I can say please and thank you (and generally converse and read) in French and Spanish. In Spanish I find myself using "por favor" a lot. "You're welcome" takes different forms in Spanish depending where your are, and what's polite in one place can be confusing or even rude in another.
I can say hello, please, and thank you in German, Italian, and Greek. I mostly said hello and thank you in Greece and Italy, rarely please. I've never actually used German in situ, I just know it from pop culture I think.
I can say hello and thank you (and various other things) in Japanese, Chinese (Mandarin), Malay, Thai, Lao, Khmer, and Vietnamese. I might need to think hard for a minute or get a quick refresher so that I don't mix some of them up sometimes, especially when I'm moving from one country to the next... I don't think I ever learned please specifically in any of these, though I think it's kind of built into the other things you say in a lot of them (especially Thai).
So, please and thank you, 6 for sure. But if the goal is to talk about language basics for getting around as a visitor, I would say 13 :)
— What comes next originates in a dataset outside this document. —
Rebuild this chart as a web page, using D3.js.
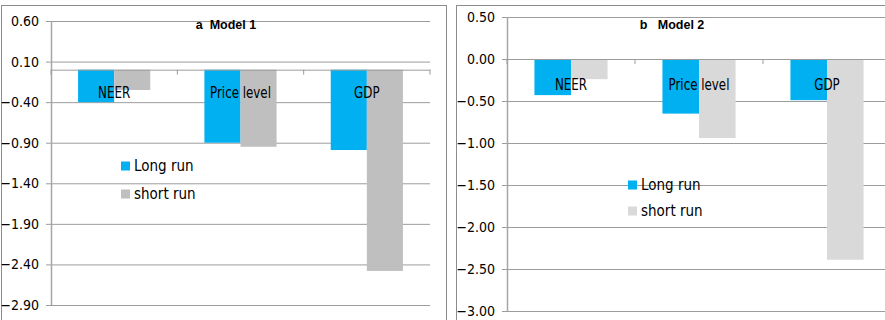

That fascinating. I wonder if it’s a cultural thing or a grammar thing? Most Asian countries have a stereotype of being polite so I’d take a guess at the grammar of Asian languages making it harder to put a mood changing word in a question maybe,
Yeah I definitely don't know enough to say. You can definitely translate please in translators for those languages, but for whatever reason I just haven't been seeing it in language basics. Once I spend more time there I'll learn more.
For Thai specifically, you say "ka" (if you're a woman) or "kraub"/"kaub"/"kaup" (if you're a man) at the end of everything you say. Whenever you finish a sentence you say it. I saw a woman relating a phone number, and she would say "ka" after every number. It's all about politeness.
Off the top or my head: English, Spanish, German, Russian (assuming I remember from 35 years ago). On a good day I can remember Thai, but not today.
Spanish and German are well documented here.
So I dated a girl who took Russian in high school. I learned the alphabet. Sometimes I think I can still recite it, other times I stumble.